## BEGIN COLLECTED MATERIAL
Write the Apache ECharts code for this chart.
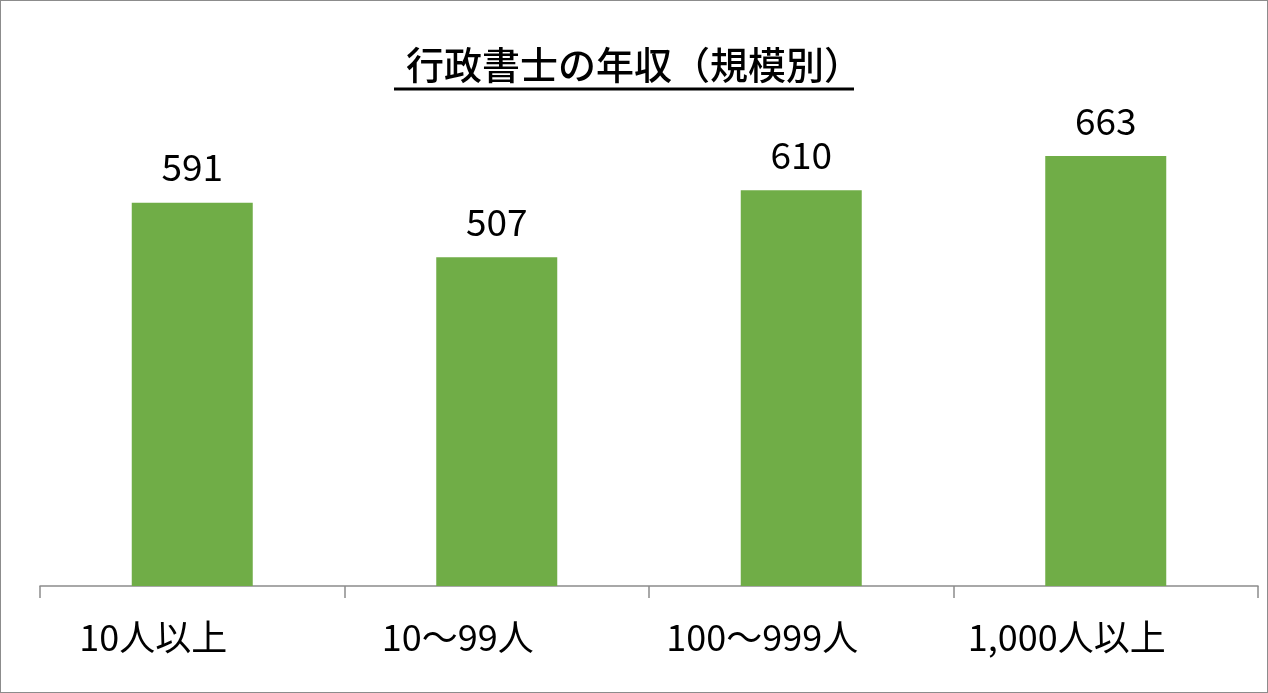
<!DOCTYPE html>
<html><head><meta charset="utf-8">
<script src="https://cdn.jsdelivr.net/npm/echarts@6/dist/echarts.min.js"></script>
<style>html,body{margin:0;padding:0;background:#fff}#c{width:1268px;height:693px;box-sizing:border-box;border:1.5px solid #8c8c8c}</style>
</head><body><div id="c"></div>
<script>
const categories = ['10人以上','10～99人','100～999人','1,000人以上'];
const values = [591, 507, 610, 663];
const titleText = '行政書士の年収（規模別）';
const font = '"Noto Sans CJK JP", "Noto Sans", sans-serif';
const chart = echarts.init(document.getElementById('c'));
chart.setOption({
  animation:false,
  title:{text:titleText,left:'center',top:40,textStyle:{fontFamily:font,fontSize:38,fontWeight:500,color:'#000'}},
  graphic:[{type:'line',shape:{x1:393,y1:88,x2:853,y2:88},style:{stroke:'#000',lineWidth:3}}],
  grid:{left:39,right:9,top:131,bottom:106},
  xAxis:{type:'category',data:categories,
    axisLine:{lineStyle:{color:'#8c8c8c',width:1.5}},
    axisTick:{show:true,length:12,lineStyle:{color:'#8c8c8c',width:1.5}},
    axisLabel:{fontFamily:font,fontSize:36,color:'#000',margin:33,padding:[0,78,0,0]}},
  yAxis:{type:'value',min:0,max:700,show:false,splitLine:{show:false}},
  series:[{type:'bar',data:values,barWidth:121,itemStyle:{color:'#70ad47'},
    label:{show:true,position:'top',distance:17,fontFamily:font,fontSize:37,color:'#000'}}]
});
</script></body></html>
## END COLLECTED MATERIAL
■ **THE EXERCISE**
Copy the data word for word. Pictures do not go in the copy.

■ **FINISHED EXERCISE**
Write the Apache ECharts code for this chart.
<!DOCTYPE html>
<html><head><meta charset="utf-8">
<script src="https://cdn.jsdelivr.net/npm/echarts@6/dist/echarts.min.js"></script>
<style>html,body{margin:0;padding:0;background:#fff}#c{width:1268px;height:693px;box-sizing:border-box;border:1.5px solid #8c8c8c}</style>
</head><body><div id="c"></div>
<script>
const categories = ['10人以上','10～99人','100～999人','1,000人以上'];
const values = [591, 507, 610, 663];
const titleText = '行政書士の年収（規模別）';
const font = '"Noto Sans CJK JP", "Noto Sans", sans-serif';
const chart = echarts.init(document.getElementById('c'));
chart.setOption({
  animation:false,
  title:{text:titleText,left:'center',top:40,textStyle:{fontFamily:font,fontSize:38,fontWeight:500,color:'#000'}},
  graphic:[{type:'line',shape:{x1:393,y1:88,x2:853,y2:88},style:{stroke:'#000',lineWidth:3}}],
  grid:{left:39,right:9,top:131,bottom:106},
  xAxis:{type:'category',data:categories,
    axisLine:{lineStyle:{color:'#8c8c8c',width:1.5}},
    axisTick:{show:true,length:12,lineStyle:{color:'#8c8c8c',width:1.5}},
    axisLabel:{fontFamily:font,fontSize:36,color:'#000',margin:33,padding:[0,78,0,0]}},
  yAxis:{type:'value',min:0,max:700,show:false,splitLine:{show:false}},
  series:[{type:'bar',data:values,barWidth:121,itemStyle:{color:'#70ad47'},
    label:{show:true,position:'top',distance:17,fontFamily:font,fontSize:37,color:'#000'}}]
});
</script></body></html>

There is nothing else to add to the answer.